Ricerc@Sapienza

In this paper we present new results related to the ones obtained in our previous papers on the singular semilinear elliptic problem

u ≥ 0 in Ω,
−div A(x)Du = F(x, u) in Ω,
u = 0 on ∂Ω,
where F(x, s) is a Carathéodory function which can take the value +∞ when s = 0.
Three new topics are investigated. First, we present definitions which we prove to be
equivalent to the definition given in our paper Giachetti, Martínez-Aparicio, Murat
(2018). Second, we study the set {x ∈ Ω : u(x) = 0}, which is the set where the
right-hand side of the equation could be singular in Ω, and we prove that actually,
at almost every point x of this set, the right-hand side is non singular since one has
F(x, 0) = 0. Third, we consider the case where a zeroth order term μu, with μ a
nonnegative bounded Radon measure which also belongs to H−1(Ω), is added to
the left-hand side of the singular problem considered above.

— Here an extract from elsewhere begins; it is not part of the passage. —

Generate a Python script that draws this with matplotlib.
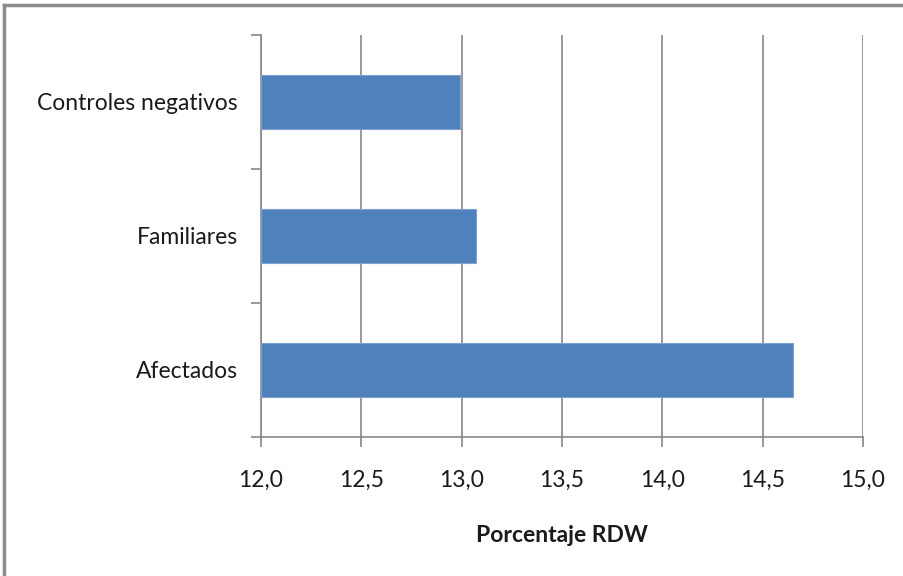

We explain how the
definition of solution given in Giachetti, Martínez-Aparicio, Murat (2018) has to be
modified in such a case, and we explicitly give the a priori estimates that every such
solution satisfies (these estimates are at the basis of our existence, stability and
uniqueness results). Finally we give two counterexamples which prove that when a
zeroth order term μu of the above type is added to the left-hand side of the problem,
the strong maximum principle in general does not hold anymore.